A few weeks ago during our visit to Silver City we strolled through an exhibit on New Mexico ghost towns at the local museum. I was fascinated to learn just how many ghost towns there are in New Mexico. The exhibit was a collection of photographs by the photographer Karl Kernberger. They images were haunting and beautiful and right then and there I decided we could not leave New Mexico without visiting at least one or two ghost towns. So this weekend we checked off ghost town number one, Lake Valley.
Lake Valley is a former silver mining town that experienced a boom in the early 1880s followed by a bust not long after in 1893 due to the devaluation of silver. A couple years later most of main street burned down, and at that point the town seemed doomed to ghost town status. There were a few brief periods of revival during the 1920s and again during WW II when the area was mined for manganese ore. A few hardy soles stuck it out and lasted until the early 90s, but these days it is truly a ghost town with only a single caretaker in residence.

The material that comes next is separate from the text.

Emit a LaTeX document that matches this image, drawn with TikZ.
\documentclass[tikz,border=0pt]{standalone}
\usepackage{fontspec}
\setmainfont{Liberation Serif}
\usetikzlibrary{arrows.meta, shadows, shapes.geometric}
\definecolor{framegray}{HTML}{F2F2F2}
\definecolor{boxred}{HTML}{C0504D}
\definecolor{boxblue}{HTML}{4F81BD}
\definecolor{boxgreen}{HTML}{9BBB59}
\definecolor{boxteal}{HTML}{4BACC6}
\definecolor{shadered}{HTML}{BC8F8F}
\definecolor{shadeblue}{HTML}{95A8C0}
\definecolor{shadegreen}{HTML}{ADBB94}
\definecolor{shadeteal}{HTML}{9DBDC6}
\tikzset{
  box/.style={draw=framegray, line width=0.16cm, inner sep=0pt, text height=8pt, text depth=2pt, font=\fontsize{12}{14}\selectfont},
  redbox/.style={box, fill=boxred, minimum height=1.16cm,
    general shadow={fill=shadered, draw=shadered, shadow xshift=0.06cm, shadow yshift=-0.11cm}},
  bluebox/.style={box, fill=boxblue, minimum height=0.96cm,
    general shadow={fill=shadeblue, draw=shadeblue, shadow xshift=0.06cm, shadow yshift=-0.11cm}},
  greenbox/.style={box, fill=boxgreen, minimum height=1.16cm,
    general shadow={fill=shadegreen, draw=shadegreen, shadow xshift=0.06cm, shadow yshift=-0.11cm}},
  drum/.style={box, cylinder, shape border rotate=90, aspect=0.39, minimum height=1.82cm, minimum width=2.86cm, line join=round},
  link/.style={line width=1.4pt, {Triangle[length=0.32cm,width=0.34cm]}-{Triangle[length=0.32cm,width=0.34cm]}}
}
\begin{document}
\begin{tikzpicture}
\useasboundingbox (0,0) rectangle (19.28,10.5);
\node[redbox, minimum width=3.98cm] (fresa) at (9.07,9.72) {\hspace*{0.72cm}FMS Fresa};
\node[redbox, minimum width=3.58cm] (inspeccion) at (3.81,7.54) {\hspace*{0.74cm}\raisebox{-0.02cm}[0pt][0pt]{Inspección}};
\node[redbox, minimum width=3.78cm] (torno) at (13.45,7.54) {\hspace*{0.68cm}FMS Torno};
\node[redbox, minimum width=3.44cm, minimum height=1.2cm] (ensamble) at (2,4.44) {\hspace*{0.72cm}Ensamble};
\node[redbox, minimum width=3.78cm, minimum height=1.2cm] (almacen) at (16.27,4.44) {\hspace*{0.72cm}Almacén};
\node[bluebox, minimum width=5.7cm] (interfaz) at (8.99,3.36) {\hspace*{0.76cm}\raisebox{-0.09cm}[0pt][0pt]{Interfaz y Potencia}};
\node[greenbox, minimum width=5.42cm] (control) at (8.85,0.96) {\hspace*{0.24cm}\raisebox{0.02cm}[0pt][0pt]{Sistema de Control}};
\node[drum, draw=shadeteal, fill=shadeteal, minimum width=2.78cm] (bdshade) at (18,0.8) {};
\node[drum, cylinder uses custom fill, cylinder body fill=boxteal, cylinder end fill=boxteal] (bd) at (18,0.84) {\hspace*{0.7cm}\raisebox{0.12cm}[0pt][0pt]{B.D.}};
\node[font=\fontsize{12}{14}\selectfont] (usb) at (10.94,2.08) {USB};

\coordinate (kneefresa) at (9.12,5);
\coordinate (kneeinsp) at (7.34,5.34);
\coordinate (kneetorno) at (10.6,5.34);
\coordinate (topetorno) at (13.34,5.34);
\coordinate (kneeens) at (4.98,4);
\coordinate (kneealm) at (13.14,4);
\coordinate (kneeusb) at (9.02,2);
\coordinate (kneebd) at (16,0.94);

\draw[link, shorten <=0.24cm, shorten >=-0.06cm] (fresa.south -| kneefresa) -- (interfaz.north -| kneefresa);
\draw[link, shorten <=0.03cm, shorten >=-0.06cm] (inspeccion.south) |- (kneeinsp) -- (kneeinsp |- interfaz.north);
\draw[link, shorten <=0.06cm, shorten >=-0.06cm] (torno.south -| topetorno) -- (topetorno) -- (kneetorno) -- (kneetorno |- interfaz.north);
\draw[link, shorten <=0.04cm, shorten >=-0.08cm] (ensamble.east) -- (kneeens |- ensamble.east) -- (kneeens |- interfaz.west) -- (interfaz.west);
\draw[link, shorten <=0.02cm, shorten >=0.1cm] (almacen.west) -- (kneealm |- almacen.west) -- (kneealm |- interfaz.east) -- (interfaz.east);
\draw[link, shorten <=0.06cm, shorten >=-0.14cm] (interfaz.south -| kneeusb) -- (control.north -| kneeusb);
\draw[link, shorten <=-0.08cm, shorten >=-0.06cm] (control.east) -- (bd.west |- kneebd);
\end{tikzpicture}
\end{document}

The town is now managed by the BLM who have taken measures to preserve the historical significance of the town. Right now you can’t go in any of the buildings. I assume this is due to safety issues, as most look like they are on the verge of collapse. I read that they hope to eventually restore all of the town to the point where visitors can stroll through the buildings, but until then we had to be content looking from the outside and peaking in a few windows.
The one building we were allowed inside was the adobe school house which is now a small museum.

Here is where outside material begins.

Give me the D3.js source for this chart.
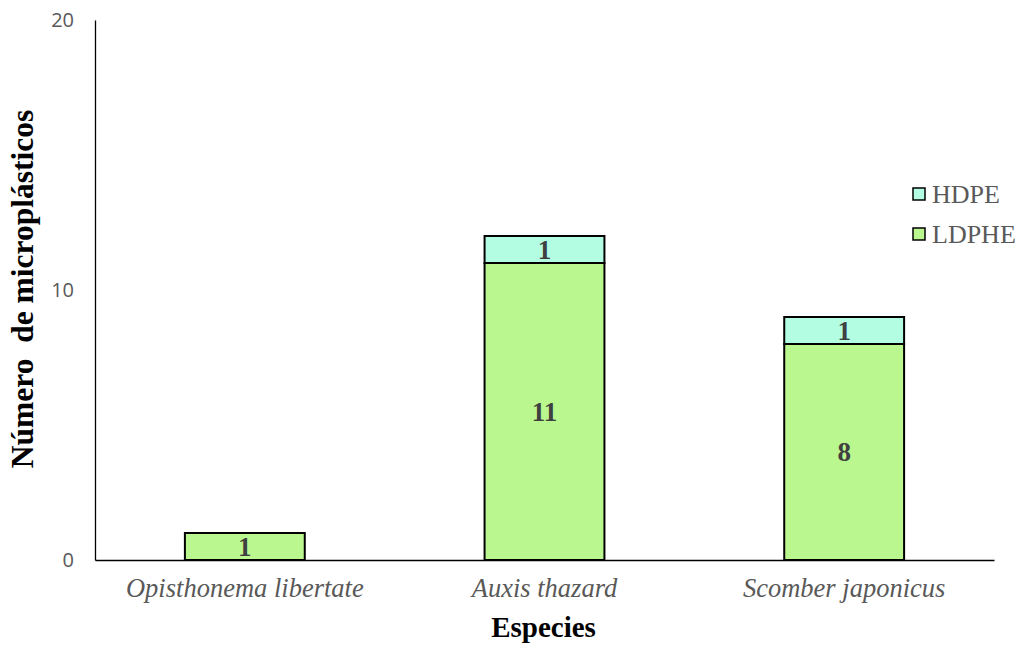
<!DOCTYPE html>
<html><head><meta charset="utf-8">
<script src="https://cdn.jsdelivr.net/npm/d3@7"></script>
<style>body{margin:0;background:#fff}</style>
</head><body>
<svg id="c" width="1024" height="646"></svg>
<script>
const categories = ["Opisthonema libertate", "Auxis thazard", "Scomber japonicus"];
const seriesNames = ["LDPHE", "HDPE"];
const ldphe = [1, 11, 8];
const hdpe = [0, 1, 1];
const yTicks = [0, 10, 20];
const colors = {LDPHE: "#bbf78f", HDPE: "#b3fde3"};

const serif = "'Liberation Serif', 'Times New Roman', serif";
const svg = d3.select("#c");
const m = {left: 95, right: 994, top: 20, bottom: 560};
const x = d3.scaleBand().domain(categories).range([m.left, m.right]).paddingInner(0.6).paddingOuter(0.3);
const y = d3.scaleLinear().domain([0, 20]).range([m.bottom, m.top]);

const rows = categories.map((c, i) => ({cat: c, LDPHE: ldphe[i], HDPE: hdpe[i]}));
const stack = d3.stack().keys(seriesNames)(rows);

// axes
const yAxis = svg.append("g").attr("transform", `translate(${m.left},0)`)
  .call(d3.axisLeft(y).tickValues(yTicks).tickSize(0).tickPadding(21));
yAxis.select(".domain").attr("stroke", "#000").attr("stroke-width", 1.3);
yAxis.selectAll("text").style("font-family", "'Open Sans', sans-serif").style("font-size", "20px").attr("fill", "#595959");

stack.forEach(s => {
  svg.append("g").selectAll("rect").data(s.filter(d => d[1] - d[0] > 0)).join("rect")
    .attr("x", d => x(d.data.cat)).attr("width", x.bandwidth())
    .attr("y", d => y(d[1])).attr("height", d => y(d[0]) - y(d[1]))
    .attr("fill", colors[s.key]).attr("stroke", "#000").attr("stroke-width", 2);
  svg.append("g").selectAll("text").data(s.filter(d => d[1] - d[0] > 0)).join("text")
    .attr("x", d => x(d.data.cat) + x.bandwidth() / 2)
    .attr("y", d => (y(d[0]) + y(d[1])) / 2)
    .attr("text-anchor", "middle").attr("dominant-baseline", "central")
    .style("font-family", serif).style("font-weight", "bold")
    .style("font-size", "27px").attr("fill", "#404040")
    .text(d => d[1] - d[0]);
});

const xAxis = svg.append("g").attr("transform", `translate(0,${m.bottom})`)
  .call(d3.axisBottom(x).tickSize(0).tickPadding(18));
xAxis.select(".domain").attr("stroke", "#000").attr("stroke-width", 1.3);
xAxis.selectAll("text").style("font-family", serif)
  .style("font-style", "italic").style("font-size", "26.5px").attr("fill", "#595959");

svg.append("text").attr("x", (m.left + m.right) / 2 - 1).attr("y", 637)
  .attr("text-anchor", "middle").style("font-family", serif)
  .style("font-weight", "bold").style("font-size", "29px").attr("fill", "#000").text("Especies");

svg.append("text").attr("transform", "translate(33,289) rotate(-90)")
  .attr("text-anchor", "middle").style("font-family", serif)
  .style("font-weight", "bold").style("font-size", "31.5px").attr("fill", "#000").text("Número\u00a0 de microplásticos");

// legend
const legendOrder = ["HDPE", "LDPHE"];
const lg = svg.append("g");
legendOrder.forEach((k, i) => {
  const yy = 194 + i * 40;
  lg.append("rect").attr("x", 913).attr("y", yy - 6).attr("width", 12).attr("height", 12)
    .attr("fill", colors[k]).attr("stroke", "#000").attr("stroke-width", 1.5);
  lg.append("text").attr("x", 932).attr("y", yy).attr("dominant-baseline", "central")
    .style("font-family", serif).style("font-size", "26px").attr("fill", "#595959").text(k);
});
</script>
</body></html>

Inside one half holds a few museum exhibits, and the other half a nicely preserved school room.
We spent an hour or so wandering around the town and then made a brief visit to the museum where the caretaker was getting ready to close up for the day. It was a really cool experience and has gotten us excited for a few more ghost towns. As we drove back to the main road we had a nice view of the town site along with Lizard Mountain. Can you see the lizard?

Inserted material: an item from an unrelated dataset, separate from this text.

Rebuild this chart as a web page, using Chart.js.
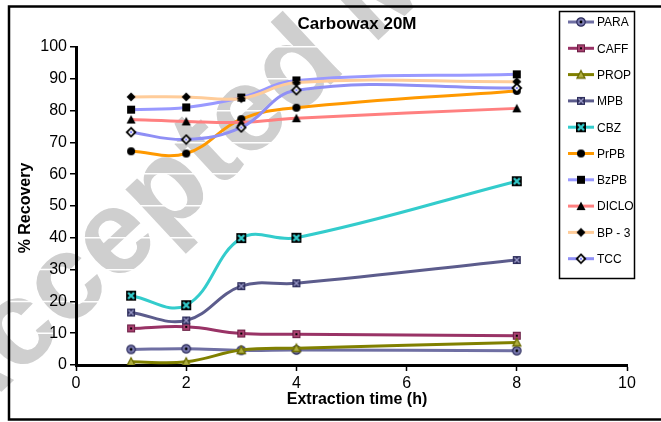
<!DOCTYPE html>
<html>
<head>
<meta charset="utf-8">
<script src="https://cdn.jsdelivr.net/npm/chart.js@4.4.0/dist/chart.umd.min.js"></script>
<style>
  html, body { margin: 0; padding: 0; background: #fff; }
  #wrap { width: 661px; height: 422px; position: relative; }
</style>
</head>
<body>
<div id="wrap"><canvas id="chartCarbowax" width="661" height="422"></canvas></div>
<script>
// extraction time (h)
var hours = [1, 2, 3, 4, 8];

// % recovery per compound
var para  = [4.9, 5.1, 4.6, 4.7, 4.5];
var caff  = [11.5, 12.0, 9.9, 9.7, 9.2];
var prop  = [1.0, 1.0, 4.7, 5.3, 7.1];
var mpb   = [16.5, 14.0, 24.8, 25.7, 33.0];
var cbz   = [21.8, 18.8, 39.9, 40.0, 57.8];
var prpb  = [67.2, 66.5, 77.3, 80.9, 86.2];
var bzpb  = [80.3, 81.0, 84.1, 89.5, 91.4];
var diclo = [77.2, 76.6, 76.3, 77.6, 80.7];
var bp3   = [84.3, 84.3, 83.8, 88.8, 89.1];
var tcc   = [73.2, 70.9, 74.7, 86.4, 87.1];

var names = ['PARA', 'CAFF', 'PROP', 'MPB', 'CBZ', 'PrPB', 'BzPB', 'DICLO', 'BP - 3', 'TCC'];
var series = [para, caff, prop, mpb, cbz, prpb, bzpb, diclo, bp3, tcc];
var yTicks = [0, 10, 20, 30, 40, 50, 60, 70, 80, 90, 100];
var xTicks = [0, 2, 4, 6, 8, 10];

var lineColors = ['#6f6fa3', '#993366', '#808000', '#5c5c8c', '#33cccc',
                  '#ff9900', '#9999ff', '#ff8080', '#ffcc99', '#8f8ff5'];

// small canvases used as point markers
function mk(size, draw) {
    var c = document.createElement('canvas');
    c.width = size; c.height = size;
    var g = c.getContext('2d');
    draw(g, size / 2);
    return c;
}
function tri(g, m, h) {
    g.beginPath();
    g.moveTo(m, m - h / 2 - 0.5);
    g.lineTo(m + h / 2 + 0.5, m + h / 2);
    g.lineTo(m - h / 2 - 0.5, m + h / 2);
    g.closePath();
}
function dia(g, m, r) {
    g.beginPath();
    g.moveTo(m, m - r); g.lineTo(m + r, m); g.lineTo(m, m + r); g.lineTo(m - r, m);
    g.closePath();
}

var markers = [
    mk(12, function(g, m) { // PARA
        g.beginPath(); g.arc(m, m, 4.2, 0, Math.PI * 2);
        g.fillStyle = '#7a7ab0'; g.fill();
        g.lineWidth = 1.2; g.strokeStyle = '#2b2b5c'; g.stroke();
        g.beginPath(); g.arc(m, m, 1.4, 0, Math.PI * 2); g.fillStyle = '#000'; g.fill();
    }),
    mk(10, function(g, m) { // CAFF
        g.fillStyle = '#a8406f'; g.fillRect(m - 3.5, m - 3.5, 7, 7);
        g.strokeStyle = '#6a1e44'; g.lineWidth = 1; g.strokeRect(m - 3.5, m - 3.5, 7, 7);
        g.fillStyle = '#000'; g.fillRect(m - 1, m - 1, 2, 2);
    }),
    mk(12, function(g, m) { // PROP
        tri(g, m, 7); g.fillStyle = '#b0b040'; g.fill();
        g.strokeStyle = '#6a6a00'; g.lineWidth = 1.3; g.stroke();
    }),
    mk(10, function(g, m) { // MPB
        g.fillStyle = '#2e2e5c'; g.fillRect(m - 4, m - 4, 8, 8);
        g.strokeStyle = '#9a9ac8'; g.lineWidth = 1.4;
        g.beginPath(); g.moveTo(m - 2.5, m - 2.5); g.lineTo(m + 2.5, m + 2.5);
        g.moveTo(m + 2.5, m - 2.5); g.lineTo(m - 2.5, m + 2.5); g.stroke();
    }),
    mk(12, function(g, m) { // CBZ
        g.fillStyle = '#000'; g.fillRect(m - 5, m - 5, 10, 10);
        g.strokeStyle = '#33cccc'; g.lineWidth = 2.4;
        g.beginPath(); g.moveTo(m - 3, m - 3); g.lineTo(m + 3, m + 3);
        g.moveTo(m + 3, m - 3); g.lineTo(m - 3, m + 3); g.stroke();
    }),
    mk(10, function(g, m) { // PrPB
        g.beginPath(); g.arc(m, m, 4, 0, Math.PI * 2); g.fillStyle = '#000'; g.fill();
    }),
    mk(10, function(g, m) { // BzPB
        g.fillStyle = '#000'; g.fillRect(m - 4, m - 4, 8, 8);
    }),
    mk(12, function(g, m) { // DICLO
        tri(g, m, 8); g.fillStyle = '#000'; g.fill();
    }),
    mk(12, function(g, m) { // BP-3
        dia(g, m, 4.5); g.fillStyle = '#000'; g.fill();
    }),
    mk(12, function(g, m) { // TCC
        dia(g, m, 4.3); g.fillStyle = '#fff'; g.fill();
        g.strokeStyle = '#000'; g.lineWidth = 1.8; g.stroke();
        g.beginPath(); g.arc(m, m, 1.1, 0, Math.PI * 2); g.fillStyle = '#6a6aff'; g.fill();
    })
];

var datasets = [];
for (var i = 0; i < series.length; i++) {
    datasets.push({
        label: names[i],
        data: hours.map(function(h, k) { return { x: h, y: series[i][k] }; }),
        borderColor: lineColors[i],
        borderWidth: 3,
        tension: 0.4,
        pointStyle: markers[i],
        pointRadius: 5,
        fill: false,
        order: series.length - i
    });
}

// watermark behind the plot, cut by white lines at the y ticks
var watermark = {
    id: 'watermark',
    beforeDraw: function(chart) {
        var g = chart.ctx;
        g.save();
        g.fillStyle = '#ffffff';
        g.fillRect(0, 0, chart.width, chart.height);
        g.save();
        g.translate(-47, 437);
        g.rotate(-43 * Math.PI / 180);
        g.font = 'bold 120px "Liberation Sans", Arial, sans-serif';
        g.fillStyle = '#cfcfcf';
        g.textBaseline = 'alphabetic';
        g.fillText('Accepted Manuscript', 0, 0);
        g.restore();
        var ys = chart.scales.y;
        g.strokeStyle = '#ffffff';
        g.lineWidth = 1.5;
        yTicks.forEach(function(v) {
            var py = ys.getPixelForValue(v);
            g.beginPath(); g.moveTo(10, py); g.lineTo(chart.chartArea.left, py); g.stroke();
        });
        g.restore();
    }
};

// titles, legend box and outer frame
var decor = {
    id: 'decor',
    afterDraw: function(chart) {
        var g = chart.ctx;
        g.save();
        g.fillStyle = '#000';
        g.textAlign = 'center';
        g.textBaseline = 'middle';
        g.font = 'bold 17px "Liberation Sans", Arial, sans-serif';
        g.fillText('Carbowax 20M', 357, 24);
        g.font = 'bold 16px "Liberation Sans", Arial, sans-serif';
        g.fillText('Extraction time (h)', 357, 400);
        g.save();
        g.translate(26, 208);
        g.rotate(-Math.PI / 2);
        g.font = 'bold 16px "Liberation Sans", Arial, sans-serif';
        g.fillText('% Recovery', 0, 0);
        g.restore();

        // legend
        g.fillStyle = '#fff';
        g.fillRect(559.5, 11.5, 75, 267);
        g.strokeStyle = '#000';
        g.lineWidth = 1.5;
        g.strokeRect(559.5, 11.5, 75, 267);
        g.font = '12px "Liberation Sans", Arial, sans-serif';
        g.textAlign = 'left';
        for (var i = 0; i < names.length; i++) {
            var y = 22 + i * 26.3;
            g.strokeStyle = lineColors[i];
            g.lineWidth = 3;
            g.beginPath(); g.moveTo(568, y); g.lineTo(594, y); g.stroke();
            var m = markers[i];
            g.drawImage(m, 581 - m.width / 2, y - m.height / 2);
            g.fillStyle = '#000';
            g.fillText(names[i], 597, y + 1);
        }

        // outer frame
        g.strokeStyle = '#000';
        g.lineWidth = 2.5;
        g.strokeRect(9, 6.5, 670, 413);
        g.restore();
    }
};

var ctx = document.getElementById('chartCarbowax');
var chartCarbowax = new Chart(ctx, {
    type: 'line',
    data: { datasets: datasets },
    options: {
        responsive: false,
        animation: false,
        events: [],
        layout: { padding: { left: 0, top: 47, right: 34, bottom: 0 } },
        plugins: {
            legend: { display: false },
            title: { display: false },
            tooltip: { enabled: false }
        },
        scales: {
            x: {
                type: 'linear',
                min: 0, max: 10,
                afterFit: function(scale) { scale.height = 57; },
                afterBuildTicks: function(scale) {
                    scale.ticks = xTicks.map(function(v) { return { value: v }; });
                },
                grid: { drawOnChartArea: false, tickColor: '#000', tickLength: 6, tickWidth: 1.5 },
                border: { color: '#000', width: 3 },
                ticks: {
                    color: '#000', padding: 3, autoSkip: false, maxRotation: 0,
                    font: { family: '"Liberation Sans", Arial, sans-serif', size: 16 }
                }
            },
            y: {
                min: 0, max: 100,
                afterFit: function(scale) { scale.width = 76; },
                afterBuildTicks: function(scale) {
                    scale.ticks = yTicks.map(function(v) { return { value: v }; });
                },
                grid: { color: '#ffffff', lineWidth: 1.5, tickColor: '#000', tickLength: 6, tickWidth: 1.5 },
                border: { color: '#000', width: 3 },
                ticks: {
                    color: '#000', padding: 3, autoSkip: false,
                    font: { family: '"Liberation Sans", Arial, sans-serif', size: 16 }
                }
            }
        }
    },
    plugins: [watermark, decor]
});
</script>
</body>
</html>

From Lake Valley we headed to Hatch in search of some of those famous chili peppers. Sadly for us, this is not the time of year for fresh chilies (they are harvested in July & August). Doubly sad was the fact that we arrived too late in the day to visit any of the stores that sell chopped and frozen Hatch chilies all year long. It wasn’t a total loss though because we did get a huge bag of chili powder, some yummy desert wildflower honey, and a bag of jalapeño peppers from a nice man who even posed for a photo with his peppers.
While we didn’t buy our own chilies, we did get to eat some at the quirky and delicious BBQ joint called Sparkys. Their sign claims world famous burgers, BBQ, shakes. So we tried them all. We got a world famous green chili cheeseburger, a trio of tacos stuffed with smoked BBQ pork mixed with chilies, and ended with strawberry milkshakes.
Tim went wild and ordered the sassy strawberry which is basically strawberry shake mixed with lots of chili powder. I took one tiny sip and declared it disgusting. He drank about a quarter before agreeing with me. Lucky for him I generously shared the second half of my plain Jane strawberry shake. The rest of our meal was absolutely delicious. The BBQ pork was everything you want BBQ pork to be, and if you’ve never had a green chili cheeseburger you are seriously missing out! Our sides were equally as good. A sweet & tangy fresh pineapple slaw and crispy seasoned potato wedges rounded out the meal. It’s a good thing we’ve already moved to another campground more than an hour north, because otherwise a return visit would be very tempting.
In addition to tasty eats, Sparkys also has an interesting exterior filled with fun memorabilia. We ate outside and spent nearly two hours just enjoying the atmosphere.
On the way home from Hatch we drove through a portion of the Mesilla Valley where all those famous chilies are grown. It’s a bit too early for chili plants, but we did see lots of fields planted with something green. Seeing large swaths of bright green in the middle of the normally subdued colored desert is pretty exciting, so we pulled over for a closer look. One field had some sort of clover and another was full of onions. I would love to see what it looks like right before the chili harvest when this entire area is full of ripe chilies.
And that concludes our day of green chilies and a ghost town. I don’t think we’ve seen the last of either of these iconic New Mexican attractions. In fact, we already have plans to visit the ghost town of Chloride next weekend, and it seems very likely that more green chili cheeseburgers are in our future.